> [Instruction]:
Each line from the line with "Reproduce this chart with Bokeh." to the line with "0.79, 0.81, 0.82]", inclusive, is to be repeated exactly; no other line and no picture belongs in the copy.

__________

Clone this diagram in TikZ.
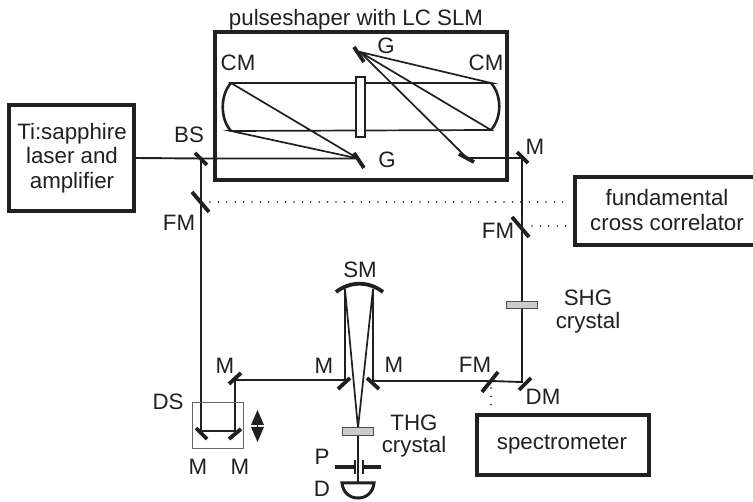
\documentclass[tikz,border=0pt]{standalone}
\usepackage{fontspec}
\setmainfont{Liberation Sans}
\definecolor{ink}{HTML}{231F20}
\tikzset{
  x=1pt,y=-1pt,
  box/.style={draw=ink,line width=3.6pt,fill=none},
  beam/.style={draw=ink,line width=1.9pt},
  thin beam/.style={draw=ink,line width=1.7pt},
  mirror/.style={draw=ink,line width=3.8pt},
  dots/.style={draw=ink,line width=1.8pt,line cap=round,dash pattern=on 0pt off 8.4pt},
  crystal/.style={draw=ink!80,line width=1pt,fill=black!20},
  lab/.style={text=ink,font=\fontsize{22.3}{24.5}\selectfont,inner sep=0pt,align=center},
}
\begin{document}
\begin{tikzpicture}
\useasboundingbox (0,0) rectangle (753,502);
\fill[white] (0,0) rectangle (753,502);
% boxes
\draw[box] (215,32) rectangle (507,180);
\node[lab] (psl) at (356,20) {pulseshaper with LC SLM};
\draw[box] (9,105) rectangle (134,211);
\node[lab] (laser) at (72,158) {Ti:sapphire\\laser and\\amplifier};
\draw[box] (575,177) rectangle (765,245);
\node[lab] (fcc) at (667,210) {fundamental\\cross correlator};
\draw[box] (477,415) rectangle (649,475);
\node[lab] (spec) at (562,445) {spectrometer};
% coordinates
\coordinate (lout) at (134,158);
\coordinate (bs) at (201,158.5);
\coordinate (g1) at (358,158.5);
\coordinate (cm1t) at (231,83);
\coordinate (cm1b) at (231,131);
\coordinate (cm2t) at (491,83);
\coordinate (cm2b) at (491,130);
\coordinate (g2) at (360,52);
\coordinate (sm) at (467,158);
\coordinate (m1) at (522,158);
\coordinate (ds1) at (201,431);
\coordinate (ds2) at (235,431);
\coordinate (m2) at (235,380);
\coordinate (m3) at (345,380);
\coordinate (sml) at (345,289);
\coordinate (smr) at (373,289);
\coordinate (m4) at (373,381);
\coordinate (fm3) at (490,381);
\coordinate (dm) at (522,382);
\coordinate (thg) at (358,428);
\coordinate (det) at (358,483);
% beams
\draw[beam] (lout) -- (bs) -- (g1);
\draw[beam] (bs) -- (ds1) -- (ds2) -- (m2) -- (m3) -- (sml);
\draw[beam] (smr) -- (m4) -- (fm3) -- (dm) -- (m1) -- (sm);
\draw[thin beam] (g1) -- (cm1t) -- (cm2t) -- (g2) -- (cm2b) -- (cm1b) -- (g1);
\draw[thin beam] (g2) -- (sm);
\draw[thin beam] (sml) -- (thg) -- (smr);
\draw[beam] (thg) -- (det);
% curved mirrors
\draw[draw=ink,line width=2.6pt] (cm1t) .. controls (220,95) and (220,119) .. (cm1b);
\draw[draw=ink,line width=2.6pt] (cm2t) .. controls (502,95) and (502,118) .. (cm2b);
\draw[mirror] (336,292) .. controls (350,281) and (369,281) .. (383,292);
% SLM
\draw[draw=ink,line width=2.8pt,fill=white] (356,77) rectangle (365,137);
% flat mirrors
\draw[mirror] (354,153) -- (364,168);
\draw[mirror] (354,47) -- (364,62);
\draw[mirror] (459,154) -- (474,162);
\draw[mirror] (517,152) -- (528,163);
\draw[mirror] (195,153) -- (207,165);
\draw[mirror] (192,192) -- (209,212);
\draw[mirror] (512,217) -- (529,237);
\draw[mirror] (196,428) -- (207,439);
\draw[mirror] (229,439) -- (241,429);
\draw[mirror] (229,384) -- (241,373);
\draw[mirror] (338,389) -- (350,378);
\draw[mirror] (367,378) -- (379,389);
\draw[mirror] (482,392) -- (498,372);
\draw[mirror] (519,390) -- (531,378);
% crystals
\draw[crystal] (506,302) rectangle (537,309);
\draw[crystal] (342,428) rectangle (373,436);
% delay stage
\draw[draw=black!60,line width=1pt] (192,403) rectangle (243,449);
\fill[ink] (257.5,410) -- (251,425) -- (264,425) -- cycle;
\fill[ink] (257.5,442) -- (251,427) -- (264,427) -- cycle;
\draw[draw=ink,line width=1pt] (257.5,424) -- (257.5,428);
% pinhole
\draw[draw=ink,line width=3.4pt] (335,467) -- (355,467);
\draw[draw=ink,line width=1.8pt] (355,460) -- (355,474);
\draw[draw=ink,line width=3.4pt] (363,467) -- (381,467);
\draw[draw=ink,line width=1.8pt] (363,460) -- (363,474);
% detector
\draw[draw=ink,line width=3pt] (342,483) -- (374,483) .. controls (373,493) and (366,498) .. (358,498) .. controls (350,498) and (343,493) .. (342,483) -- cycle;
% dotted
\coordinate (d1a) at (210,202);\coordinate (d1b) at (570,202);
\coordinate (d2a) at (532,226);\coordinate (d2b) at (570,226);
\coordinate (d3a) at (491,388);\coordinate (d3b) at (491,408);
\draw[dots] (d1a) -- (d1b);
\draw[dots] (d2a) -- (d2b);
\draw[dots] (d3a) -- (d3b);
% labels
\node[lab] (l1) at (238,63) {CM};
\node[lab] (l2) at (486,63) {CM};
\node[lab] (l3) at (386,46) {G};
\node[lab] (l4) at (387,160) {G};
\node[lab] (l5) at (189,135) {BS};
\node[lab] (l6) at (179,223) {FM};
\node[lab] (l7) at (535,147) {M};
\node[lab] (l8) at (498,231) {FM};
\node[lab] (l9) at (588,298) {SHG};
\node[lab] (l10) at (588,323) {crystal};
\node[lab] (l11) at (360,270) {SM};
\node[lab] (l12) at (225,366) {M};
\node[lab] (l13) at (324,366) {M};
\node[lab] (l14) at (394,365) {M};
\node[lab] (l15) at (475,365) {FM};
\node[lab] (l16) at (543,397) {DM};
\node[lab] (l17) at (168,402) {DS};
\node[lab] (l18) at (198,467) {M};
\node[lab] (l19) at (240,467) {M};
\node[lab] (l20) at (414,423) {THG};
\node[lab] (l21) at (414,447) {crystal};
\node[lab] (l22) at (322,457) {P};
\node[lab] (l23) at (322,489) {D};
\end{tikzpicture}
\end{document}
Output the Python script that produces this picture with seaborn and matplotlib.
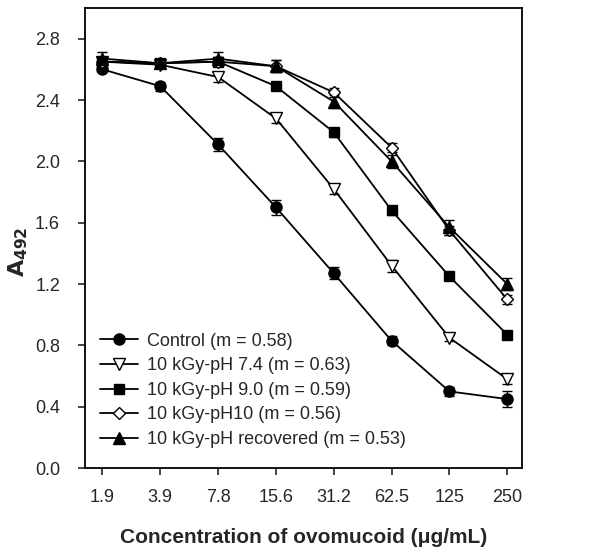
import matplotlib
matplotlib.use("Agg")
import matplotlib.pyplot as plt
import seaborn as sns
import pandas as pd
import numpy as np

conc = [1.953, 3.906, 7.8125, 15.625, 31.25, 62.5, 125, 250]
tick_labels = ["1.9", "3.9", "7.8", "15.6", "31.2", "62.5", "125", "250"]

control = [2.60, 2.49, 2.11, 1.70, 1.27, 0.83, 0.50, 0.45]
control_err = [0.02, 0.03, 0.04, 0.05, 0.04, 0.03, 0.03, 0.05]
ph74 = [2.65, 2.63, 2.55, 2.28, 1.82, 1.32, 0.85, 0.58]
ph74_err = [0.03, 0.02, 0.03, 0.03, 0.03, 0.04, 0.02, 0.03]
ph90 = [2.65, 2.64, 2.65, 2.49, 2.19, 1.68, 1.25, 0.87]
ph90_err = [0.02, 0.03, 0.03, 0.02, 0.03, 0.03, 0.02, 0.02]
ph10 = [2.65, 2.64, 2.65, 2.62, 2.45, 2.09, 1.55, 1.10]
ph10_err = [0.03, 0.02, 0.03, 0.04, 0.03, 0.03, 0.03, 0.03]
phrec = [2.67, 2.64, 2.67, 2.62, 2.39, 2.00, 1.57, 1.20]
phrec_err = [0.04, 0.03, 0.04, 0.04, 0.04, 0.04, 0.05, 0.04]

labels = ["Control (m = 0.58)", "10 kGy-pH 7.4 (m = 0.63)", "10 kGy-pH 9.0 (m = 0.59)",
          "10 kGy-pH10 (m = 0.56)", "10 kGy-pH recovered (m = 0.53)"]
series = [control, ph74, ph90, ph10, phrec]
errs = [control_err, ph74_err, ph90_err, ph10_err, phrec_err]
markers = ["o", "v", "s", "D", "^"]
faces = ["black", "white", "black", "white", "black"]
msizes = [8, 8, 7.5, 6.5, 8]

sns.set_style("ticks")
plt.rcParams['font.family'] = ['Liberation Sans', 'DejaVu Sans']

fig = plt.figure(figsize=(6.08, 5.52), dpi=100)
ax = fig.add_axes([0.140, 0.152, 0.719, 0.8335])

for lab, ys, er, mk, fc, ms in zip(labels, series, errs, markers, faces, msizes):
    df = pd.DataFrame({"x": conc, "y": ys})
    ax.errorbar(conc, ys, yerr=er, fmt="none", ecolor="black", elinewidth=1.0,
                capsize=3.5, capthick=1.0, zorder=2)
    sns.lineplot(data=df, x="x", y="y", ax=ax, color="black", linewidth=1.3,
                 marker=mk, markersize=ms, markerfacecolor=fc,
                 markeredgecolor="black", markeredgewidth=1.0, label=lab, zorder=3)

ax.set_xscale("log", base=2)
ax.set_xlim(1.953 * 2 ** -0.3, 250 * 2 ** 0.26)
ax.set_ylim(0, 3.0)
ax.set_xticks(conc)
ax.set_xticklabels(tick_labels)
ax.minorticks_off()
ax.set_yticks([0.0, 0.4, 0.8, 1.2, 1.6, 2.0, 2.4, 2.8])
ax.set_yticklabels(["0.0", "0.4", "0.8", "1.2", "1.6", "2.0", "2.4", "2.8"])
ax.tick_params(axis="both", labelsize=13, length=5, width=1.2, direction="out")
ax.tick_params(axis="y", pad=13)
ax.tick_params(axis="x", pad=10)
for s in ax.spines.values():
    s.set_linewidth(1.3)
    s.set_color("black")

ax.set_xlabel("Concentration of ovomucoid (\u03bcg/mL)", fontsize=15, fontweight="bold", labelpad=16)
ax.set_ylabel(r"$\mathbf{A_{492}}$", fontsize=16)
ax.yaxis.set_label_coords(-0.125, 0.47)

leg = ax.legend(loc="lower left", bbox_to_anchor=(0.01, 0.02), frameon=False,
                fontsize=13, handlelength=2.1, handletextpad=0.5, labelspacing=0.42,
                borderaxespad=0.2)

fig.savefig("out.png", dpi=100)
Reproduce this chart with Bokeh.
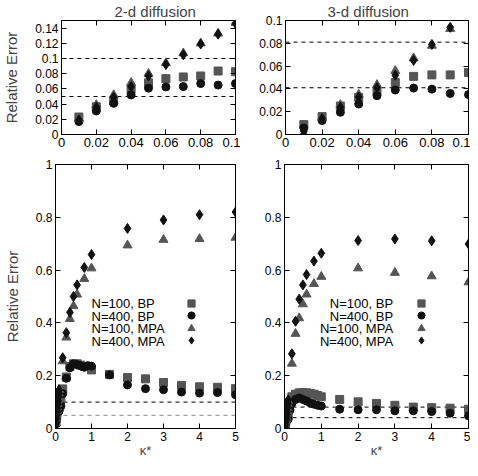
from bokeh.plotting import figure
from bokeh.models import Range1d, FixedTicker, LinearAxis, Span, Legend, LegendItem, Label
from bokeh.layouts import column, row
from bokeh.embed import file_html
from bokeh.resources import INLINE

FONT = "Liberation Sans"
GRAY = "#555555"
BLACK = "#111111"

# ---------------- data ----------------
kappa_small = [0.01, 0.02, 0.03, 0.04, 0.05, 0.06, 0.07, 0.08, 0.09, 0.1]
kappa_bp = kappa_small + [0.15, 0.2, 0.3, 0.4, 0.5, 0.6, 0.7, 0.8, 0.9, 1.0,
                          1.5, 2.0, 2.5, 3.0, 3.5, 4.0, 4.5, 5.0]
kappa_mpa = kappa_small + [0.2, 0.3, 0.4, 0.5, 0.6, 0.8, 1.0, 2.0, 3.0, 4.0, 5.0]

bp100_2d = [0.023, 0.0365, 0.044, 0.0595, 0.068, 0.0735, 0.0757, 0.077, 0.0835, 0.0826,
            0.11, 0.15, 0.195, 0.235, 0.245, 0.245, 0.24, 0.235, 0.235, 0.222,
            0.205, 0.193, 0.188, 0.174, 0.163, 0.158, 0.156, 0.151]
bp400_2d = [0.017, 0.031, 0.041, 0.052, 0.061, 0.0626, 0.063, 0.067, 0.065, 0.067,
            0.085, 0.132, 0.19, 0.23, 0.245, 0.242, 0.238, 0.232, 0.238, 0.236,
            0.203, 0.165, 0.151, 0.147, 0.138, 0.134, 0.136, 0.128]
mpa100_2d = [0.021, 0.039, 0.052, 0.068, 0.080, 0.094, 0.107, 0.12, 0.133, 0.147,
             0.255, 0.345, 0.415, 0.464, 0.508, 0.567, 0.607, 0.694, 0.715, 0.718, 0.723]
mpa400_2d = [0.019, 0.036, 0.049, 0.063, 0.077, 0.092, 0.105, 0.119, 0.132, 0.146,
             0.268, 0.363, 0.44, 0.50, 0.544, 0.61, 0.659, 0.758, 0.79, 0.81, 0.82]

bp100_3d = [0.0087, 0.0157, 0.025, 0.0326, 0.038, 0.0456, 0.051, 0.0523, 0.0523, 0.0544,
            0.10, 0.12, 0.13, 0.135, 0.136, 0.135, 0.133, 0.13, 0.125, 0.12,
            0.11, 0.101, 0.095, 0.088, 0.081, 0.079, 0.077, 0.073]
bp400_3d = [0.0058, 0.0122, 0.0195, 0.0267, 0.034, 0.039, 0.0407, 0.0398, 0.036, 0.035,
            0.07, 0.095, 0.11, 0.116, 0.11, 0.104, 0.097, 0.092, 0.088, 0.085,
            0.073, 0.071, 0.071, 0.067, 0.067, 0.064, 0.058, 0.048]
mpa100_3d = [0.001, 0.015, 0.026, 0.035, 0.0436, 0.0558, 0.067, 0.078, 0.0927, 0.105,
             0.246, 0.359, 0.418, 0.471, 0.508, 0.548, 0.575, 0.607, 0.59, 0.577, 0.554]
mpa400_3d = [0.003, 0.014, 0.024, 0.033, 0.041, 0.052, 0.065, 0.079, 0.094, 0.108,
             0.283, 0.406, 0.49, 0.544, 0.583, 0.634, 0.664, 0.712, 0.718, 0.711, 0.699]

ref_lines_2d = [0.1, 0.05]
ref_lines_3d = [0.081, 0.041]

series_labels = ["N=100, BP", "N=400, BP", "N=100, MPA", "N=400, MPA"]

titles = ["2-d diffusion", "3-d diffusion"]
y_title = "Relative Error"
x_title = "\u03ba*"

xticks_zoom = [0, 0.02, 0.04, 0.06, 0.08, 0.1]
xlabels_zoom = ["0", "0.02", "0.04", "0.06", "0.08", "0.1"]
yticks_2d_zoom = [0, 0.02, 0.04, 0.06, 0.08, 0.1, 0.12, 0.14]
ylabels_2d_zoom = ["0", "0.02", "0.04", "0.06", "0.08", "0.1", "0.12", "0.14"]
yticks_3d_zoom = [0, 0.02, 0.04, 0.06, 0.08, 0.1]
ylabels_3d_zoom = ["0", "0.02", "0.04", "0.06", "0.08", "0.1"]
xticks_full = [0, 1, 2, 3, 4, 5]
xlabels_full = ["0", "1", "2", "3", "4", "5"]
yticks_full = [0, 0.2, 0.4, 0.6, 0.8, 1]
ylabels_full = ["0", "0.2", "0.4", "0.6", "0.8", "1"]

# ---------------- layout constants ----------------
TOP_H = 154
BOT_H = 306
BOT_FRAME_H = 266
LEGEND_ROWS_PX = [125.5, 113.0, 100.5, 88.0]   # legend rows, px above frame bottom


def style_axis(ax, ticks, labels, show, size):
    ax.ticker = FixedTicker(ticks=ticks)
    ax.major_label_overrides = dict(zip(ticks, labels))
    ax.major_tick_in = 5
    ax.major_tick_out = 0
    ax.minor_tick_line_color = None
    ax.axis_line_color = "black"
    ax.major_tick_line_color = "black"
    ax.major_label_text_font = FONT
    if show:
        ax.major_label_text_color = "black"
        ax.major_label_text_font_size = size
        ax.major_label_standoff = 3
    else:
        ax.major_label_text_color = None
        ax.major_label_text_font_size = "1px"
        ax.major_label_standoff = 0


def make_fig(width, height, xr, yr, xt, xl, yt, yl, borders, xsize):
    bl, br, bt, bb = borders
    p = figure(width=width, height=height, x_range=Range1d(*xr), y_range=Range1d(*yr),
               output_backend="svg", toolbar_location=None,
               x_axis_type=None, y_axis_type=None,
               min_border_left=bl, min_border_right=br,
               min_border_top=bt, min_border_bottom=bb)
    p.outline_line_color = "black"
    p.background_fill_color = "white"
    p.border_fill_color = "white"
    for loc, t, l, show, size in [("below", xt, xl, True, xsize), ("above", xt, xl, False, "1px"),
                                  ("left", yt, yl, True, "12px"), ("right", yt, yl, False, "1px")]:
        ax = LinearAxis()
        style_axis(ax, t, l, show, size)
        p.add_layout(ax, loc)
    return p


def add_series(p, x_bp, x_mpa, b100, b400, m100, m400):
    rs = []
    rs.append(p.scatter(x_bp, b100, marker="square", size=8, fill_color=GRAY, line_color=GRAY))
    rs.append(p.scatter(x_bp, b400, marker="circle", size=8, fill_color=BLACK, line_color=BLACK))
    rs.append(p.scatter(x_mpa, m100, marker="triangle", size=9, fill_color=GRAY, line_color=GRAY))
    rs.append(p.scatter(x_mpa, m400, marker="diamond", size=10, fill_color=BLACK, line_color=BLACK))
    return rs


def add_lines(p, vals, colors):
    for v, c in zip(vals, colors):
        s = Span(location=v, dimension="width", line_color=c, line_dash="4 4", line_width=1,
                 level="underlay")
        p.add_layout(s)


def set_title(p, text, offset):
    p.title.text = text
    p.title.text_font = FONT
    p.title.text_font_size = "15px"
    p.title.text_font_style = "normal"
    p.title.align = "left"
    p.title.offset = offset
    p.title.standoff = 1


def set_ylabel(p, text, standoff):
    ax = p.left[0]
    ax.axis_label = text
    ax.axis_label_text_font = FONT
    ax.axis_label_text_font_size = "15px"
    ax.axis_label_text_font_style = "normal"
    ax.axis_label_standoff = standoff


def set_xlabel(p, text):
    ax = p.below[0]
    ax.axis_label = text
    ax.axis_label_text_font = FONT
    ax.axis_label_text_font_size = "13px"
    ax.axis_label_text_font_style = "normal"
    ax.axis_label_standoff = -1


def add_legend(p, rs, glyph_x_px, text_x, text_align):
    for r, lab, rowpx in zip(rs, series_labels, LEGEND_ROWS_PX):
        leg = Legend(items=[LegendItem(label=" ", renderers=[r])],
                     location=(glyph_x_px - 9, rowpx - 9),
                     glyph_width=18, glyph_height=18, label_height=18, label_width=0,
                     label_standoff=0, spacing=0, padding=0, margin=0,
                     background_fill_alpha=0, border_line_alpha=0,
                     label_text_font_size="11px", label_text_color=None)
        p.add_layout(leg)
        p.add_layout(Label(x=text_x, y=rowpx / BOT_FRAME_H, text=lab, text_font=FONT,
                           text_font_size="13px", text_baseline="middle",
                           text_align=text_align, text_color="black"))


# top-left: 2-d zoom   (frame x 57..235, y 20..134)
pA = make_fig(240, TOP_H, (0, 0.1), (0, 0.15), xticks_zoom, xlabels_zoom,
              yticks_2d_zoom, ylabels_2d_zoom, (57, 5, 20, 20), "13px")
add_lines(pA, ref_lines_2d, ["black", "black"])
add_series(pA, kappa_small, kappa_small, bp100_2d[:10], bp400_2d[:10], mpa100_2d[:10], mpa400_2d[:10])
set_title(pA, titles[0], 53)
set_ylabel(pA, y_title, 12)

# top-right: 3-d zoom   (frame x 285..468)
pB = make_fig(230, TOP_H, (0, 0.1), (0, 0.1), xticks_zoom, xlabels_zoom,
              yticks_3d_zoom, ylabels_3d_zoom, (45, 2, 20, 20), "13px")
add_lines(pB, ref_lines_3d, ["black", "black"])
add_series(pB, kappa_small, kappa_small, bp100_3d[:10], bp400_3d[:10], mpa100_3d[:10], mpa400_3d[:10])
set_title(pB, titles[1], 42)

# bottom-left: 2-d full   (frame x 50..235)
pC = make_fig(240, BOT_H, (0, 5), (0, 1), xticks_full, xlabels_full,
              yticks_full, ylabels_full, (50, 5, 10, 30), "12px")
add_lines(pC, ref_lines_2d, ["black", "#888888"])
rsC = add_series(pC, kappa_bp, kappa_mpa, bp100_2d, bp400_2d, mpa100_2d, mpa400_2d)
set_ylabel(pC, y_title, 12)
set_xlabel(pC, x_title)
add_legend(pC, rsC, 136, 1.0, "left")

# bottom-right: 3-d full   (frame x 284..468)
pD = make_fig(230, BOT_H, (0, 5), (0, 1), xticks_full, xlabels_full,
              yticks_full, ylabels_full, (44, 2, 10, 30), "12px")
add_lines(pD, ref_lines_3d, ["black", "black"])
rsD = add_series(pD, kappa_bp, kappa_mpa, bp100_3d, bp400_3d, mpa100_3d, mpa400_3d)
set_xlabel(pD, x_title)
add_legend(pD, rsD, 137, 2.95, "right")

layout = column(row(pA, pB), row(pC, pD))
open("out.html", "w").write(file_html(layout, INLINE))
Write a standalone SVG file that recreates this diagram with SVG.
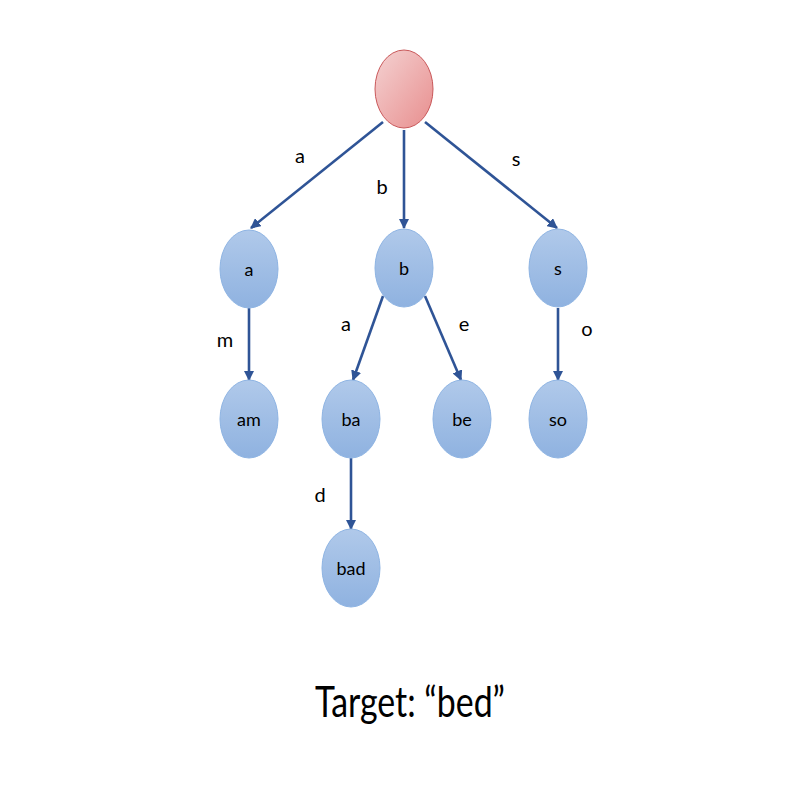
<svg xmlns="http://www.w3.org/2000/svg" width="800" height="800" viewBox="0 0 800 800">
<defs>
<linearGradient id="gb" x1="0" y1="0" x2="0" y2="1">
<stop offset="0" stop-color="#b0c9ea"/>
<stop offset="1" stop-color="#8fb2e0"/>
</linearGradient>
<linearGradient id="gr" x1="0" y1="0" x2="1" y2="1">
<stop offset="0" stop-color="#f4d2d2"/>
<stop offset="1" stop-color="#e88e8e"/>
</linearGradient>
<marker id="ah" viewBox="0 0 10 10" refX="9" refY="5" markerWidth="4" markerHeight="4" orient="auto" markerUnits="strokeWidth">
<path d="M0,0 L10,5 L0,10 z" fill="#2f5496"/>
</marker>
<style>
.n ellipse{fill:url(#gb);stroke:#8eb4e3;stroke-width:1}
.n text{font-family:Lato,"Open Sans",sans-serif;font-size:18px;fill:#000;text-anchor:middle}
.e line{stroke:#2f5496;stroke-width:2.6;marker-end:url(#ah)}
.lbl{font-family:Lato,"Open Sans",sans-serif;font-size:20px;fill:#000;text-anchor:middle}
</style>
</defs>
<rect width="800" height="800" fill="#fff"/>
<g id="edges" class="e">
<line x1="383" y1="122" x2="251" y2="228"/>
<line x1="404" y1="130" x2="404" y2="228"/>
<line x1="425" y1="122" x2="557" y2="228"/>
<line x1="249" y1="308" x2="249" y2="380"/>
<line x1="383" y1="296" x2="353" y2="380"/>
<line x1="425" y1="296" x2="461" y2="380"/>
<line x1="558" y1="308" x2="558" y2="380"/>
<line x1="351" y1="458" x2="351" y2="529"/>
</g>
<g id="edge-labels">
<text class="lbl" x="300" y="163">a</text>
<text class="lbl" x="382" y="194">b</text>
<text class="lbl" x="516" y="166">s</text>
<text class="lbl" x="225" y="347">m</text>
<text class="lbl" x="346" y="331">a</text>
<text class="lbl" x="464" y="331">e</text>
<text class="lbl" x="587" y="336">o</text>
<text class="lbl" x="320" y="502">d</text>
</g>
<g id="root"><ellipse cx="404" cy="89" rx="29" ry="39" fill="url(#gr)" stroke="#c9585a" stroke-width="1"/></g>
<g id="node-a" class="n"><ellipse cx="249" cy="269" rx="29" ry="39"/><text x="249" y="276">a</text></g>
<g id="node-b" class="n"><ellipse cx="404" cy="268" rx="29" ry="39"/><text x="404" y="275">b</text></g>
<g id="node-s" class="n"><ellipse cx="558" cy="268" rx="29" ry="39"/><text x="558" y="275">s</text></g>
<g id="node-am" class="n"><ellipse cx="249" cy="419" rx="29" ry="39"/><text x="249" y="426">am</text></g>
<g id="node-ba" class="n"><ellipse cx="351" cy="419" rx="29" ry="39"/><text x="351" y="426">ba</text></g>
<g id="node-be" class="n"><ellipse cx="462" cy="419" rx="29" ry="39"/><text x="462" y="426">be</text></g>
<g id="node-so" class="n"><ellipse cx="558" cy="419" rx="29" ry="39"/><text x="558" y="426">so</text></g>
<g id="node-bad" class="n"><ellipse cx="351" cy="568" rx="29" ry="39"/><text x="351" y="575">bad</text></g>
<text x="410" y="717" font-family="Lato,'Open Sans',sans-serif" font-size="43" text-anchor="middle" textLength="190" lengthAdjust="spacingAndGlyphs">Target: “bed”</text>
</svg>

__________

> [Reply to the task]:
Reproduce this chart with Bokeh.
from bokeh.plotting import figure
from bokeh.models import Range1d, FixedTicker, LinearAxis, Span, Legend, LegendItem, Label
from bokeh.layouts import column, row
from bokeh.embed import file_html
from bokeh.resources import INLINE

FONT = "Liberation Sans"
GRAY = "#555555"
BLACK = "#111111"

# ---------------- data ----------------
kappa_small = [0.01, 0.02, 0.03, 0.04, 0.05, 0.06, 0.07, 0.08, 0.09, 0.1]
kappa_bp = kappa_small + [0.15, 0.2, 0.3, 0.4, 0.5, 0.6, 0.7, 0.8, 0.9, 1.0,
                          1.5, 2.0, 2.5, 3.0, 3.5, 4.0, 4.5, 5.0]
kappa_mpa = kappa_small + [0.2, 0.3, 0.4, 0.5, 0.6, 0.8, 1.0, 2.0, 3.0, 4.0, 5.0]

bp100_2d = [0.023, 0.0365, 0.044, 0.0595, 0.068, 0.0735, 0.0757, 0.077, 0.0835, 0.0826,
            0.11, 0.15, 0.195, 0.235, 0.245, 0.245, 0.24, 0.235, 0.235, 0.222,
            0.205, 0.193, 0.188, 0.174, 0.163, 0.158, 0.156, 0.151]
bp400_2d = [0.017, 0.031, 0.041, 0.052, 0.061, 0.0626, 0.063, 0.067, 0.065, 0.067,
            0.085, 0.132, 0.19, 0.23, 0.245, 0.242, 0.238, 0.232, 0.238, 0.236,
            0.203, 0.165, 0.151, 0.147, 0.138, 0.134, 0.136, 0.128]
mpa100_2d = [0.021, 0.039, 0.052, 0.068, 0.080, 0.094, 0.107, 0.12, 0.133, 0.147,
             0.255, 0.345, 0.415, 0.464, 0.508, 0.567, 0.607, 0.694, 0.715, 0.718, 0.723]
mpa400_2d = [0.019, 0.036, 0.049, 0.063, 0.077, 0.092, 0.105, 0.119, 0.132, 0.146,
             0.268, 0.363, 0.44, 0.50, 0.544, 0.61, 0.659, 0.758, 0.79, 0.81, 0.82]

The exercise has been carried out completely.